Murray describes well the horrors of the US-backed Karimov regime – the death by boiling, police rapes and forced labour in the cotton fields. To his credit, his decision to confront the Uzbek authorities gained him their respect and made him a hero to the NGOs. “I was trying to change a massively entrenched dictatorship by hurling myself against it. What was the point?” Simply “that it had to be done. Think William Wallace. On the other hand, when they tortured him to death they forced his own testicles down his throat.”

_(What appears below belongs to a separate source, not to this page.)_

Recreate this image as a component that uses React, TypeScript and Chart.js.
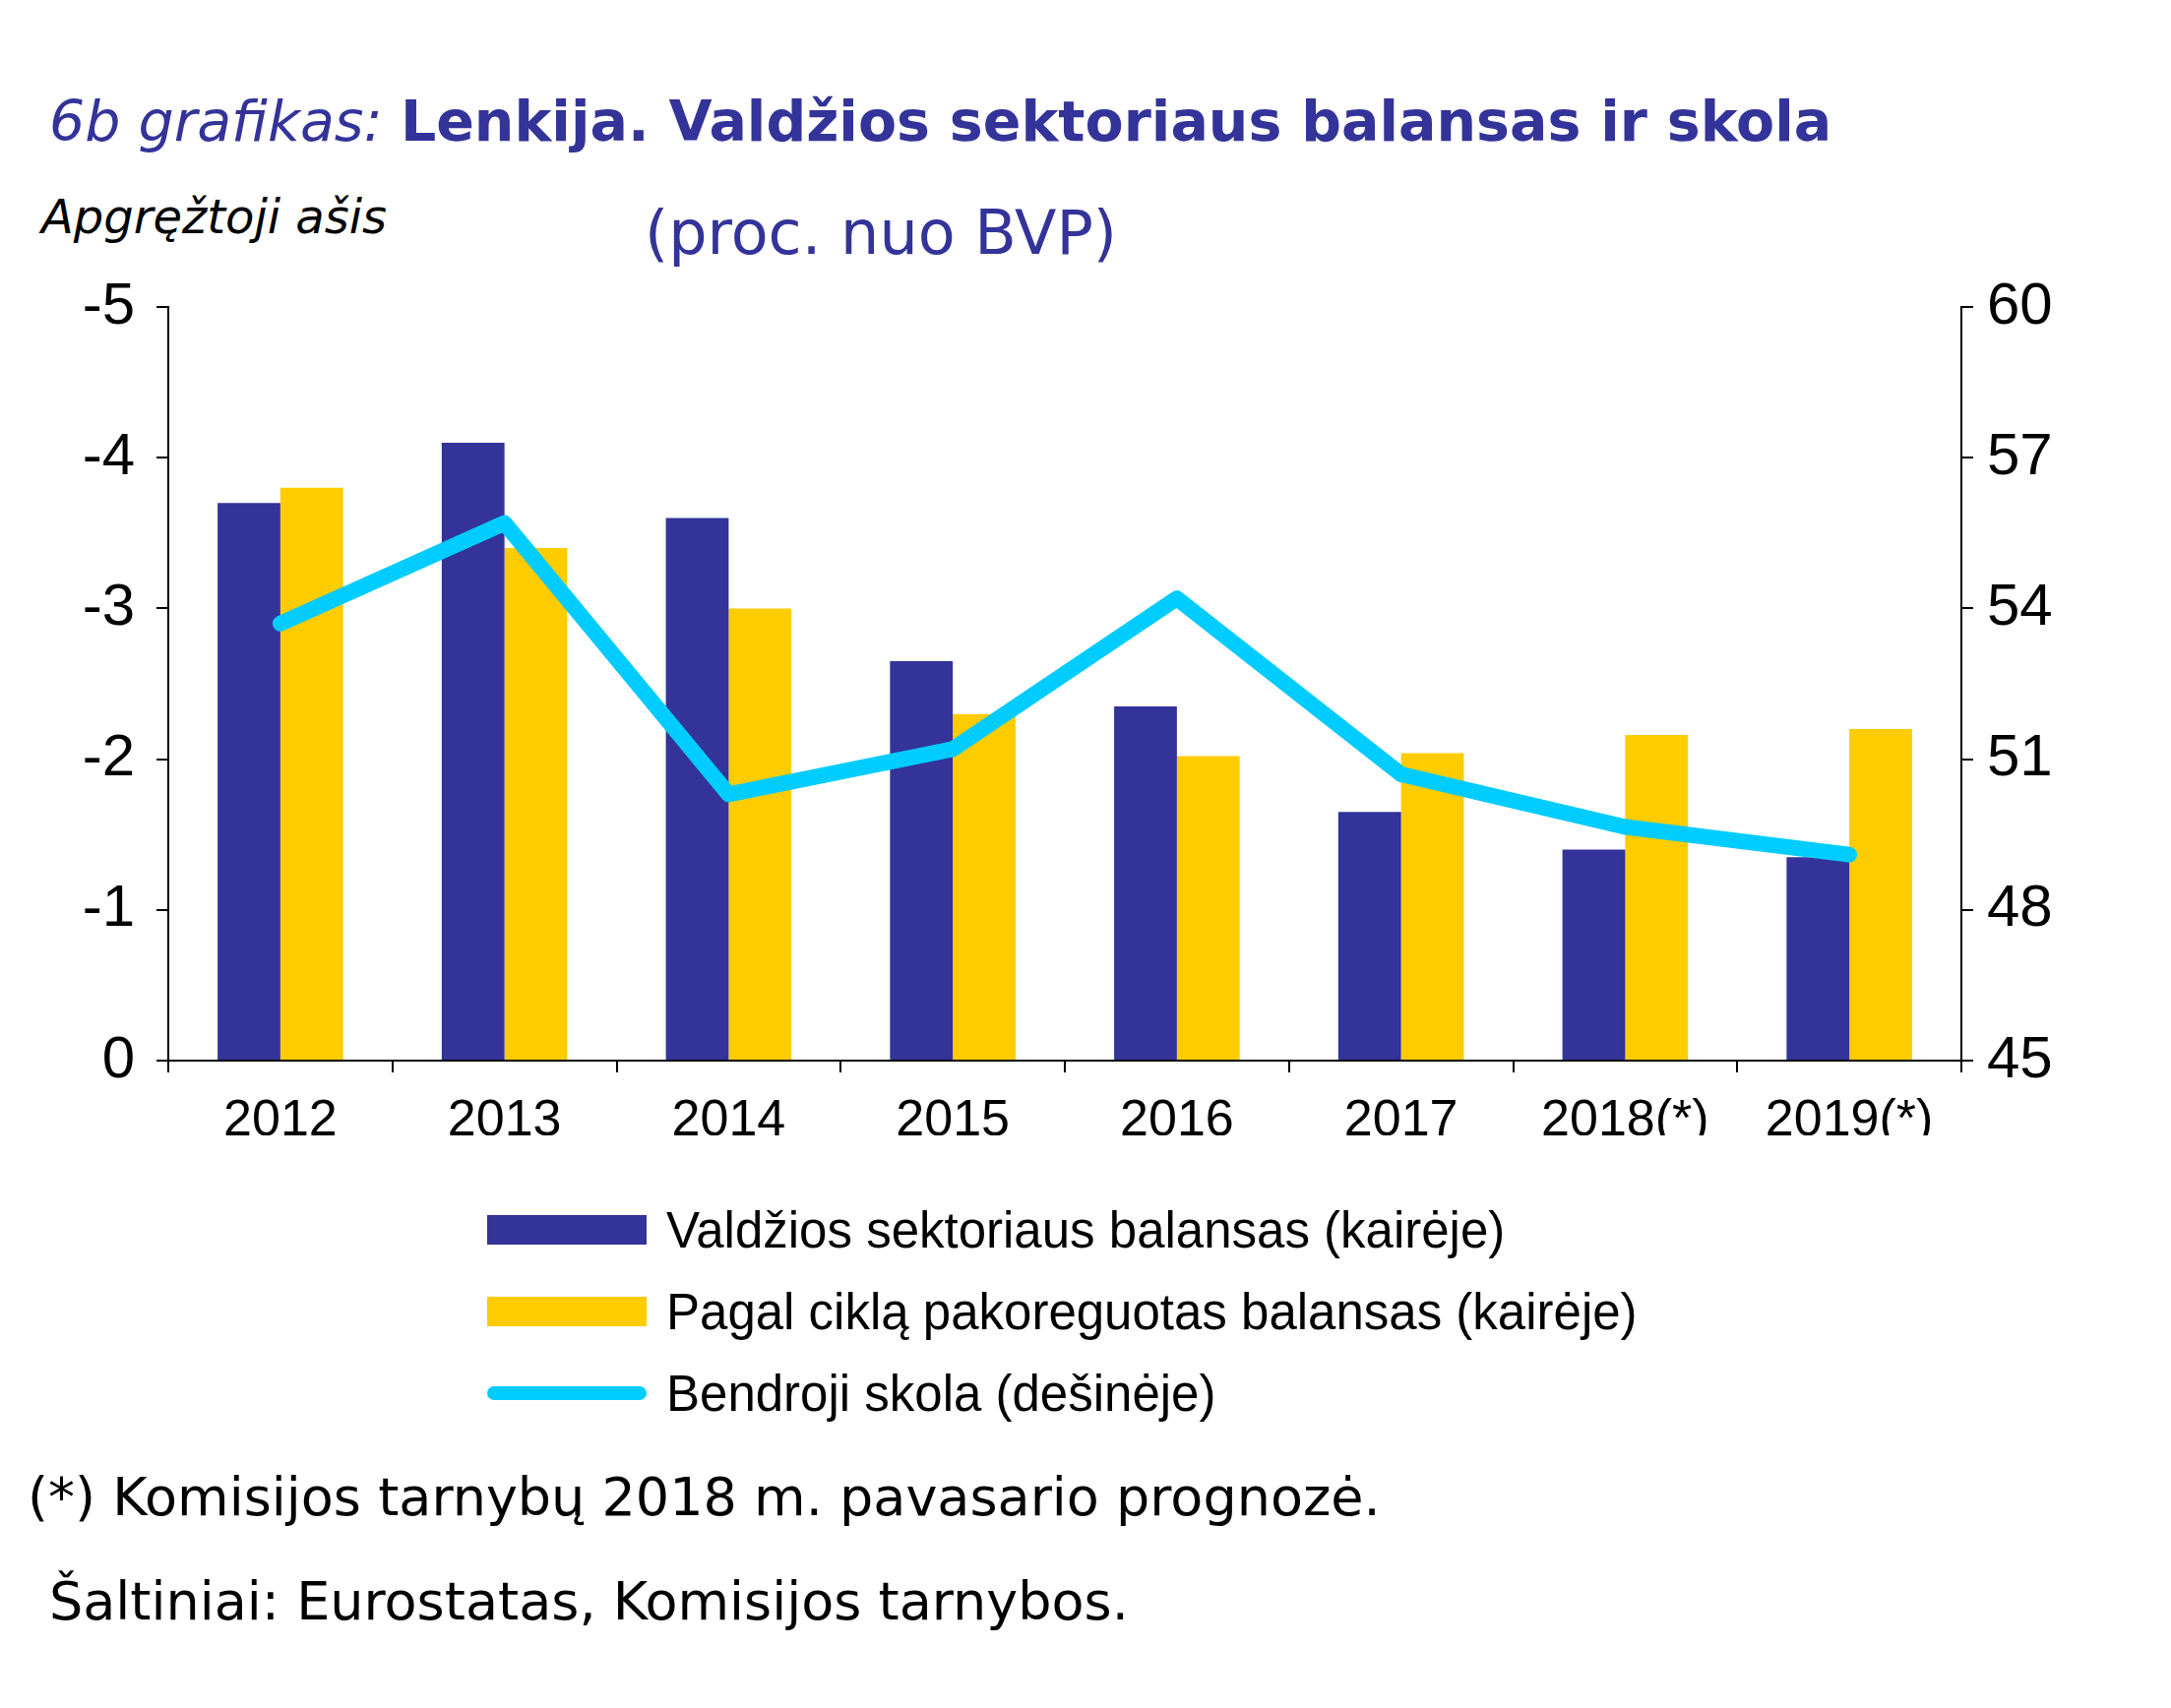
import React, { useEffect, useRef } from "react";
import { Chart, registerables } from "chart.js";
Chart.register(...registerables);

const categories = ["2012", "2013", "2014", "2015", "2016", "2017", "2018(*)", "2019(*)"];
const balance = [-3.7, -4.1, -3.6, -2.65, -2.35, -1.65, -1.4, -1.35];
const cyclAdj = [-3.8, -3.4, -3.0, -2.3, -2.02, -2.04, -2.16, -2.2];
const debt = [53.7, 55.7, 50.3, 51.2, 54.2, 50.7, 49.65, 49.1];

const BLUE = "#333399", YELLOW = "#FFCC00", CYAN = "#00CCFF";
const F = "'Liberation Sans', Arial, sans-serif";
const G = "'DejaVu Sans', 'Liberation Sans', sans-serif";

export default function App() {
  const ref = useRef<HTMLCanvasElement>(null);
  useEffect(() => {
    const c = new Chart(ref.current!, {
      type: "bar",
      data: {
        labels: categories,
        datasets: [
          { type: "line", data: debt, yAxisID: "y2", borderColor: CYAN, borderWidth: 16, pointRadius: 0, tension: 0, order: 0, borderCapStyle: "round", borderJoinStyle: "round" } as any,
          { data: balance, backgroundColor: BLUE, yAxisID: "y", order: 1, categoryPercentage: 0.56, barPercentage: 1 },
          { data: cyclAdj, backgroundColor: YELLOW, yAxisID: "y", order: 1, categoryPercentage: 0.56, barPercentage: 1 },
        ],
      },
      options: {
        responsive: false, animation: false,
        layout: { padding: { top: 31, left: 0, right: 0, bottom: 0 } },
        plugins: { legend: { display: false }, tooltip: { enabled: false } },
        scales: {
          x: {
            grid: { display: true, drawOnChartArea: false, drawTicks: true, tickLength: 12, color: "#000", lineWidth: 2 },
            border: { color: "#000", width: 2 },
            ticks: { color: "#000", font: { family: F, size: 52 }, padding: 18 },
            afterFit: (s: any) => { s.height = 76; },
          },
          y: {
            reverse: true, min: -5, max: 0, position: "left",
            grid: { display: true, drawOnChartArea: false, tickLength: 12, color: "#000", lineWidth: 2 },
            border: { color: "#000", width: 2 },
            ticks: { stepSize: 1, color: "#000", font: { family: F, size: 60 }, padding: 22 },
            afterFit: (s: any) => { s.width = 171; },
          },
          y2: {
            min: 45, max: 60, position: "right",
            grid: { display: true, drawOnChartArea: false, tickLength: 12, color: "#000", lineWidth: 2 },
            border: { color: "#000", width: 2 },
            ticks: { stepSize: 3, color: "#000", font: { family: F, size: 60 }, padding: 14 },
            afterFit: (s: any) => { s.width = 213; },
          },
        },
      },
    });
    return () => c.destroy();
  }, []);

  const legend = [
    { label: "Valdžios sektoriaus balansas (kairėje)", color: BLUE, h: 30 },
    { label: "Pagal ciklą pakoreguotas balansas (kairėje)", color: YELLOW, h: 30 },
    { label: "Bendroji skola (dešinėje)", color: CYAN, h: 14 },
  ];

  return (
    <div style={{ position: "relative", width: 2206, height: 1736, background: "#fff", margin: -8 }}>
      <div style={{ position: "absolute", left: 50, top: 90, fontFamily: G, fontSize: 57, color: BLUE, whiteSpace: "nowrap" }}>
        <span style={{ fontStyle: "italic" }}>6b grafikas: </span>
        <span style={{ fontWeight: "bold" }}>Lenkija. Valdžios sektoriaus balansas ir skola</span>
      </div>
      <div style={{ position: "absolute", left: 42, top: 192, fontFamily: G, fontSize: 48, fontStyle: "italic", color: "#000" }}>Apgręžtoji ašis</div>
      <div style={{ position: "absolute", left: 655, top: 200, fontFamily: G, fontSize: 62, color: BLUE }}>(proc. nuo BVP)</div>
      <canvas ref={ref} width={2206} height={900} style={{ position: "absolute", left: 0, top: 254, width: 2206, height: 900 }} />
      {legend.map((l, i) => (
        <div key={i} style={{ position: "absolute", left: 495, top: 1220 + i * 83, height: 60, display: "flex", alignItems: "center" }}>
          <div style={{ width: 162, height: l.h, background: l.color, borderRadius: l.h === 14 ? 7 : 0 }} />
          <span style={{ marginLeft: 20, fontFamily: F, fontSize: 51, color: "#000", whiteSpace: "nowrap" }}>{l.label}</span>
        </div>
      ))}
      <div style={{ position: "absolute", left: 28, top: 1490, fontFamily: G, fontSize: 54, color: "#000", whiteSpace: "nowrap" }}>(*) Komisijos tarnybų 2018 m. pavasario prognozė.</div>
      <div style={{ position: "absolute", left: 50, top: 1596, fontFamily: G, fontSize: 54, color: "#000", whiteSpace: "nowrap" }}>Šaltiniai: Eurostatas, Komisijos tarnybos.</div>
    </div>
  );
}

This is indeed what happened to Murray, metaphorically speaking, as his diplomatic career was brought to an end. His witty and engaging narrative makes him look like the Candide of the cynical diplomatic world. In his fight against the system, the system won, despite his principled stand against New Labour’s craven alignment with the Bush administration. But spare a thought for his superiors, bombarded by e-mails and telegrams. Murray was an ambassador behaving like a politician – even, at times, like the local head of Human Rights Watch. What prospects for British diplomacy if everybody behaves like a loose cannon, whatever the moral justification?

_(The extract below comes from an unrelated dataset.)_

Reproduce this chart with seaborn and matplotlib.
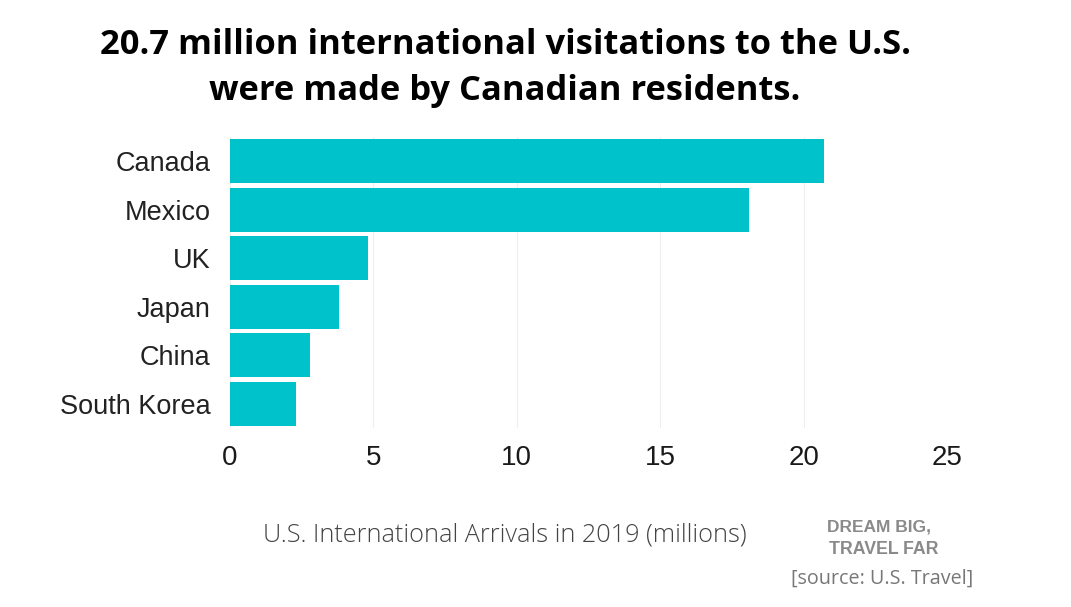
import matplotlib
matplotlib.use('Agg')
import matplotlib.pyplot as plt
import pandas as pd
import seaborn as sns

countries = ["Canada", "Mexico", "UK", "Japan", "China", "South Korea"]
arrivals = [20.7, 18.1, 4.8, 3.8, 2.8, 2.3]
x_ticks = [0, 5, 10, 15, 20, 25]

sns.set_theme(style="white")
plt.rcParams['font.family'] = ['Liberation Sans', 'DejaVu Sans']

df = pd.DataFrame({"country": countries, "arrivals": arrivals})

fig = plt.figure(figsize=(10.71, 6.07), dpi=100)
ax = fig.add_axes([230 / 1071, 1 - 428.3 / 607, (947 - 230) / 1071, 291.6 / 607])

sns.barplot(data=df, x="arrivals", y="country", color="#00c2cb", saturation=1,
            width=0.905, linewidth=0, ax=ax, zorder=3)

ax.set_xlim(0, 25)
ax.set_xticks(x_ticks)
ax.set_xlabel("")
ax.set_ylabel("")
ax.grid(axis='x', color='#eeeeee', linewidth=0.8, zorder=0)
sns.despine(ax=ax, left=True, bottom=True, top=True, right=True)
ax.tick_params(axis='x', labelsize=20, length=0, pad=12, colors='#1a1a1a')
ax.tick_params(axis='y', labelsize=19.5, length=0, pad=14, colors='#222222')

# titel
fig.text(505 / 1071, 1 - 45 / 607, "20.7 million international visitations to the U.S.",
         ha='center', va='center', fontsize=24.8, fontweight='bold',
         family=['Open Sans', 'DejaVu Sans'], color='black')
fig.text(505 / 1071, 1 - 91 / 607, "were made by Canadian residents.",
         ha='center', va='center', fontsize=24.8, fontweight='bold',
         family=['Open Sans', 'DejaVu Sans'], color='black')

fig.text(505 / 1071, 1 - 535 / 607, "U.S. International Arrivals in 2019 (millions)",
         ha='center', va='center', fontsize=18.2, family=['Open Sans', 'DejaVu Sans'],
         color='#444444', fontweight='light')
fig.text(827 / 1071, 1 - 527 / 607, "DREAM BIG,", ha='left', va='center', fontsize=12.5,
         fontweight='bold', color='#8a8a8a')
fig.text(829 / 1071, 1 - 549 / 607, "TRAVEL FAR", ha='left', va='center', fontsize=12.8,
         fontweight='bold', color='#8a8a8a')
fig.text(882 / 1071, 1 - 579 / 607, "[source: U.S. Travel]", ha='center', va='center',
         fontsize=14.2, family=['Open Sans', 'DejaVu Sans'], color='#777777')

fig.savefig("out.png", dpi=100)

Murray realises that, by protesting about the uselessness of intelligence obtained under torture, he had inadvertently uncovered the basis of the CIA’s “extraordinary rendition” programme. “That would explain the ferocity of the attacks aimed at removing me and destroying my reputation,” he says. The sad epilogue is that, since his departure, the human rights situation in Uzbekistan has worsened still further. In a major geo-political shift, President Karimov has realigned his government with Moscow – a much less demanding partner in the field of human rights.

Anne Penketh is diplomatic editor of ‘The Independent’


2 thoughts on “Tashkent tales of terror and tippling

  • disillusionment

    The last two paragraphs of Penketh's review are astounding.

    Re: the penultimate paragraph: So, Ms Penketh, one shouldn't defend human rights or pursue humanist moral concerns because that is not how British diplomacy is done! You are clearly evil, Craig. You've seriously compromised the conventional procedures of British diplomacy in the misguided attempt to save the lives of some innocent people. You bounder; You absolute scoundrel. Imagine the problems you'd have caused for the colonial government in (say) late 19th century Australia, flouting diplomatic convention left, right and centre owing to your clearly misguided and naive views that innocent human beings shouldn't be treated as of much lesser worth (i.e. as sub-human) because of their religion, culture, the colour of their skin or merely because they are expendable when it comes to the pursuit of some 'higher' objective.

    Re: the last paragraph: Anne Penketh conludes: "In a major geo-political shift, President Karimov has realigned his government with Moscow – a much less demanding partner in the field of human rights." Now, one does not have to downplay Moscow's disgraceful record on human rights to find this claim of Ms Penketh's more than a little problematic. I know of few measures upon which one might champion Britain and the US as significantly superior to Russia when it comes to the protection of human rights. Actually, sorry, there is one measure; that is taking without question the rhetoric of the British government on this issue. Ms Penketh is one of the vast majority in the British media enthusiastically doing this.

    But this is, ultimately, beside the point. Ms Penketh's concluding sentence is a textbook example of the fallacy of distraction. Regarding British policy in Uzbekistan (about which she and Craig Murray are writing)consider: British government policy actively promoted human rights abuses of the worst kind. Whatever Moscow's track-record and their future support for the crimes of the Uzbek regime this does NOTHING to change Britain's active encouragement of torture and deep-seated complicity in the crimes perpetrated by the Uzbek regime, against which Craig Murray fought. To reiterate: Russia's track record on human rights and any future influence they might exercise on abuses committed is simply irrelevant when one is forming a view on the immorality of British government policy and it is simply irrelevant to the question of the British government's culpability on this issue.